Rural Ottawa is getting in on the making of Populace sculptures too! Students in 6 art classes at West Carleton Secondary School participated in 3 days of workshops, making 135 pieces all together. The students have really gotten involved in the project, excited to have their work on display for the public to see next summer. Thank you to the enthusiastic teaching team at West Carleton for your support of the project and your dedication to your students in offering them this opportunity. A big thank you to the students for your artistic contribution to this mega installation of public art. You are part of history now! It was wonderful working with you!
- Kirstin Davidson, Populace Coordinator
Anticipating another making day tomorrow with the studio potters and friends at the Gladstone Clayworks. http://www.gladstoneclayworks.ca. Here are two short videos capturing out experience last making day in November. December brings with it many opportunities for Populace community outreach at local high schools and studios in the region. It allows us to contemplate on the nature of community art and how clay is bringing new experiences and skills to young and old alike throughout Ottawa. In January we explore new territories – heading out to Kingston and Deep River. Maybe your community?
Populace went to Longfields-Davidson Heights Secondary School for a fun making session with its amazing art teachers. We were also joined by a Syrian refugee – who is an artist – and her new Canadian friend and we all learned to make a rose, a lily and a feather. Thank you LDHSS for your contribution to this community project!

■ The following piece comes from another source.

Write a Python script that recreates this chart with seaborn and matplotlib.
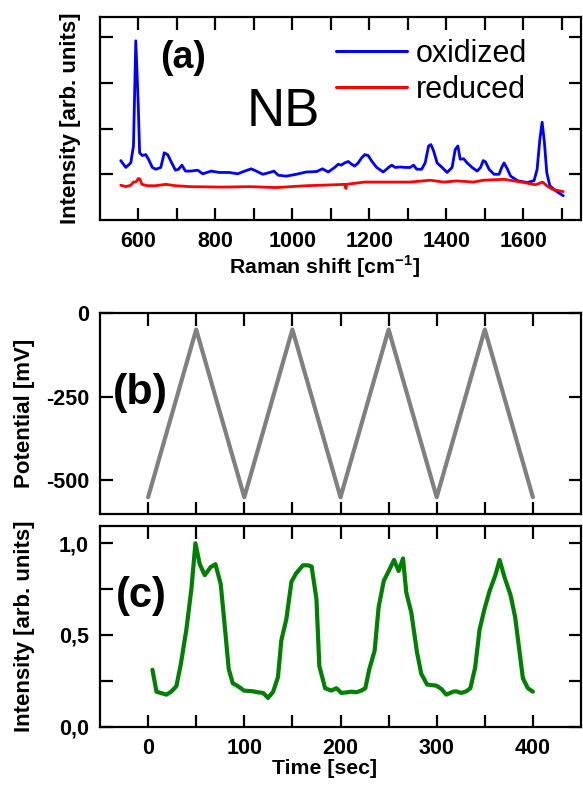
import numpy as np
import pandas as pd
import matplotlib
matplotlib.use("Agg")
import matplotlib.pyplot as plt
import seaborn as sns

# ---- (a) Raman spectra of NB ----
shift_ox = [554, 567, 580, 587, 593, 599, 603, 610, 619, 626, 636, 645, 658, 667, 676, 684,
            696, 704, 713, 722, 736, 754, 767, 789, 810, 836, 858, 876, 893, 906, 923, 941,
            952, 963, 984, 1010, 1036, 1063, 1078, 1093, 1110, 1119, 1127, 1136, 1145, 1154,
            1162, 1171, 1180, 1188, 1197, 1206, 1219, 1236, 1250, 1258, 1267, 1280, 1293, 1306,
            1315, 1323, 1336, 1345, 1354, 1360, 1367, 1376, 1389, 1402, 1415, 1423, 1430, 1436,
            1445, 1454, 1467, 1480, 1489, 1496, 1502, 1511, 1524, 1537, 1544, 1550, 1559, 1567,
            1585, 1610, 1628, 1636, 1643, 1649, 1655, 1661, 1669, 1684, 1704]
int_ox = [1.30, 1.15, 1.25, 1.62, 3.92, 2.63, 1.47, 1.41, 1.43, 1.33, 1.15, 1.11, 1.15, 1.47, 1.43, 1.29,
          1.09, 1.11, 1.20, 1.07, 1.07, 1.09, 1.01, 1.07, 1.04, 1.04, 1.01, 1.07, 1.12, 1.07, 1.00, 1.04,
          1.07, 0.98, 0.96, 1.00, 1.05, 1.06, 1.12, 1.05, 1.15, 1.22, 1.20, 1.25, 1.28, 1.22,
          1.18, 1.25, 1.36, 1.43, 1.41, 1.29, 1.15, 1.05, 1.15, 1.20, 1.15, 1.16, 1.15, 1.15,
          1.20, 1.11, 1.11, 1.25, 1.62, 1.65, 1.51, 1.25, 1.15, 1.04, 1.15, 1.54, 1.62, 1.33,
          1.34, 1.25, 1.15, 1.07, 1.15, 1.30, 1.27, 1.11, 1.00, 1.00, 1.15, 1.25, 1.11, 0.96,
          0.86, 0.82, 0.86, 1.11, 1.76, 2.14, 1.69, 1.04, 0.75, 0.64, 0.53]

shift_red = [554, 567, 580, 587, 593, 600, 604, 609, 623, 645, 671, 697, 732, 819, 889, 958,
             1036, 1106, 1137, 1139, 1141, 1187, 1250, 1306, 1358, 1393, 1428, 1471, 1496, 1550,
             1576, 1602, 1632, 1650, 1661, 1676, 1704]
int_red = [0.76, 0.73, 0.76, 0.83, 0.83, 0.91, 0.89, 0.78, 0.75, 0.75, 0.78, 0.75, 0.73, 0.72, 0.73, 0.71,
           0.75, 0.77, 0.78, 0.69, 0.78, 0.83, 0.83, 0.83, 0.87, 0.83, 0.855, 0.83, 0.87, 0.89,
           0.855, 0.82, 0.77, 0.83, 0.75, 0.67, 0.62]

# ---- (b) applied potential sweep ----
sweep_time = [0, 50, 100, 150, 200, 250, 300, 350, 400]
sweep_potential = [-550, -50, -550, -50, -550, -50, -550, -50, -550]

# ---- (c) Raman band intensity vs time ----
band_time = [4.5, 8.7, 19, 24, 29.4, 34, 39.8, 45, 49.2, 53.7, 58.9, 65, 70, 75.5, 80, 83.8, 88, 94,
             99.7, 109, 114, 119.5, 124.7, 130, 135, 138.5, 143.7, 149, 154, 161, 166, 170, 175,
             178, 184, 190.5, 195.7, 200.9, 207.8, 211, 216.5, 221.6, 225.8, 230, 235.5, 239.6,
             245, 251, 255.6, 260.4, 265, 268.4, 273.6, 279.5, 284, 290, 299.6, 304.8, 310, 317,
             320.3, 325.5, 330.7, 335, 340, 344.6, 349.8, 355, 361, 365.4, 370.6, 376.8, 381.6,
             389.6, 394.8, 400]
band_intensity = [0.31, 0.19, 0.174, 0.19, 0.22, 0.34, 0.53, 0.75, 1.0, 0.886, 0.826, 0.87, 0.886, 0.777,
                  0.53, 0.314, 0.236, 0.218, 0.196, 0.192, 0.187, 0.183, 0.156, 0.19, 0.27, 0.47, 0.586,
                  0.79, 0.837, 0.88, 0.88, 0.873, 0.695, 0.33, 0.209, 0.196, 0.209, 0.183, 0.187, 0.19,
                  0.187, 0.196, 0.209, 0.314, 0.414, 0.65, 0.795, 0.858, 0.909, 0.849, 0.917, 0.731,
                  0.622, 0.405, 0.287, 0.229, 0.223, 0.205, 0.174, 0.19, 0.192, 0.183, 0.192, 0.209,
                  0.323, 0.53, 0.644, 0.74, 0.826, 0.909, 0.813, 0.717, 0.595, 0.263, 0.209, 0.19]

# ---- tick definitions ----
raman_ticks = [600, 700, 800, 900, 1000, 1100, 1200, 1300, 1400, 1500, 1600, 1700]
raman_labels = ["600", "", "800", "", "1000", "", "1200", "", "1400", "", "1600", ""]
spec_yticks = [1, 2, 3, 4]
time_ticks = [0, 50, 100, 150, 200, 250, 300, 350, 400]
time_labels = ["0", "", "100", "", "200", "", "300", "", "400"]
pot_ticks = [0, -250, -500]
pot_labels = ["0", "-250", "-500"]
int_ticks = [0.0, 0.25, 0.5, 0.75, 1.0]
int_labels = ["0,0", "", "0,5", "", "1,0"]

sns.set_style("ticks")
plt.rcParams["font.family"] = ["Liberation Sans", "DejaVu Sans"]
plt.rcParams["axes.linewidth"] = 1.6
plt.rcParams["text.color"] = "black"
plt.rcParams["axes.labelcolor"] = "black"
plt.rcParams["xtick.color"] = "black"
plt.rcParams["ytick.color"] = "black"
plt.rcParams["axes.edgecolor"] = "black"
plt.rcParams["mathtext.fontset"] = "custom"
plt.rcParams["mathtext.rm"] = "Liberation Sans"
plt.rcParams["mathtext.bf"] = "Liberation Sans:bold"

W, H = 583, 785
fig = plt.figure(figsize=(W / 100, H / 100), dpi=100)

def box(l, t, r, b):
    return [l / W, 1 - b / H, (r - l) / W, (b - t) / H]

ax_a = fig.add_axes(box(100, 17.5, 581, 220))
ax_b = fig.add_axes(box(100, 312.7, 581, 514))
ax_c = fig.add_axes(box(100, 525.7, 581, 726.5))

tick_fs = 15.5
xlab_fs = 15.3
ylab_fs = 16
for ax in (ax_a, ax_b, ax_c):
    ax.tick_params(direction="in", length=9, width=1.6, top=True, right=True,
                   labelsize=tick_fs, pad=8)
    for s in ax.spines.values():
        s.set_visible(True)
        s.set_color("black")

# (a)
df_ox = pd.DataFrame({"shift": shift_ox, "intensity": int_ox})
df_red = pd.DataFrame({"shift": shift_red, "intensity": int_red})
sns.lineplot(data=df_ox, x="shift", y="intensity", ax=ax_a, color="#0000ff", lw=2.0,
             sort=False, estimator=None, label="oxidized")
sns.lineplot(data=df_red, x="shift", y="intensity", ax=ax_a, color="#ff0000", lw=2.0,
             sort=False, estimator=None, label="reduced")
ax_a.set_xlim(500, 1750)
ax_a.set_ylim(0, 4.43)
ax_a.set_xticks(raman_ticks)
ax_a.set_xticklabels(raman_labels, fontweight="bold", fontsize=tick_fs)
ax_a.set_yticks(spec_yticks)
ax_a.set_yticklabels([])
ax_a.set_xlabel(r"Raman shift [cm$^{\mathbf{-1}}$]", fontsize=xlab_fs, fontweight="bold")
ax_a.xaxis.set_label_coords(0.466, -0.165)
ax_a.set_ylabel("Intensity [arb. units]", fontsize=ylab_fs, fontweight="bold")
ax_a.yaxis.set_label_coords(-0.04, 0.5)
leg = ax_a.legend(loc="upper right", bbox_to_anchor=(0.945, 1.03), frameon=False,
                  fontsize=22, handlelength=2.3, handletextpad=0.3, labelspacing=0.2)
for ln in leg.get_lines():
    ln.set_linewidth(2.2)
ax_a.text(0.125, 0.80, "(a)", transform=ax_a.transAxes, fontsize=27, fontweight="bold",
          ha="left", va="center")
ax_a.text(0.305, 0.535, "NB", transform=ax_a.transAxes, fontsize=38, ha="left", va="center")

# (b)
df_b = pd.DataFrame({"time": sweep_time, "potential": sweep_potential})
sns.lineplot(data=df_b, x="time", y="potential", ax=ax_b, color="#808080", lw=3.0,
             sort=False, estimator=None)
ax_b.set_xlim(-50, 450)
ax_b.set_ylim(-600, 0)
ax_b.set_xticks(time_ticks)
ax_b.set_xticklabels([])
ax_b.set_yticks(pot_ticks)
ax_b.set_yticklabels(pot_labels, fontweight="bold", fontsize=tick_fs)
ax_b.set_xlabel("")
ax_b.set_ylabel("Potential [mV]", fontsize=ylab_fs, fontweight="bold")
ax_b.yaxis.set_label_coords(-0.135, 0.5)
ax_b.text(0.027, 0.60, "(b)", transform=ax_b.transAxes, fontsize=31, fontweight="bold",
          ha="left", va="center")

# (c)
df_c = pd.DataFrame({"time": band_time, "intensity": band_intensity})
sns.lineplot(data=df_c, x="time", y="intensity", ax=ax_c, color="#008000", lw=3.0,
             sort=False, estimator=None)
ax_c.set_xlim(-50, 450)
ax_c.set_ylim(0, 1.096)
ax_c.set_xticks(time_ticks)
ax_c.set_xticklabels(time_labels, fontweight="bold", fontsize=tick_fs)
ax_c.set_yticks(int_ticks)
ax_c.set_yticklabels(int_labels, fontweight="bold", fontsize=tick_fs)
ax_c.set_xlabel("Time [sec]", fontsize=xlab_fs, fontweight="bold")
ax_c.xaxis.set_label_coords(0.466, -0.163)
ax_c.set_ylabel("Intensity [arb. units]", fontsize=ylab_fs, fontweight="bold")
ax_c.yaxis.set_label_coords(-0.135, 0.5)
ax_c.text(0.034, 0.65, "(c)", transform=ax_c.transAxes, fontsize=30, fontweight="bold",
          ha="left", va="center")

fig.savefig("out.png", dpi=100)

As many potters will tell you, a potter’s work is often solitary, either working alone in a studio or lost in thought in a group class. Not so with Populace! One of the things that we love about this project is how it is bringing people together. The Thursday studio at the Nepean Visual Arts Centre (http://ottawa.ca/en/liveculture/art-centres/nepean-visual-arts-centre) spent a raining Friday morning making Populace roses. The roses were spectacular and each one was as unique as the individual potter who made them. Thank you for the Thursday roses!
In last night’s Ottawa Guild of Potter’s meeting, our guest speaker, Puck Janes, reinforced the notion that the community-driven nature of the project Populace was similar to her experience in the Saskatchewan pottery scene, which works in a progressive, collaborative manner.
Puck introduced us to many Saskatchewan potters including Carol Epp, Vic Cicansky, Randy Woolsey, Joe Fafard, David Gilhooly, Greg Hardy, Jack Sures, Marilyn Levine, and the Emma Lake International Collaboration and many more.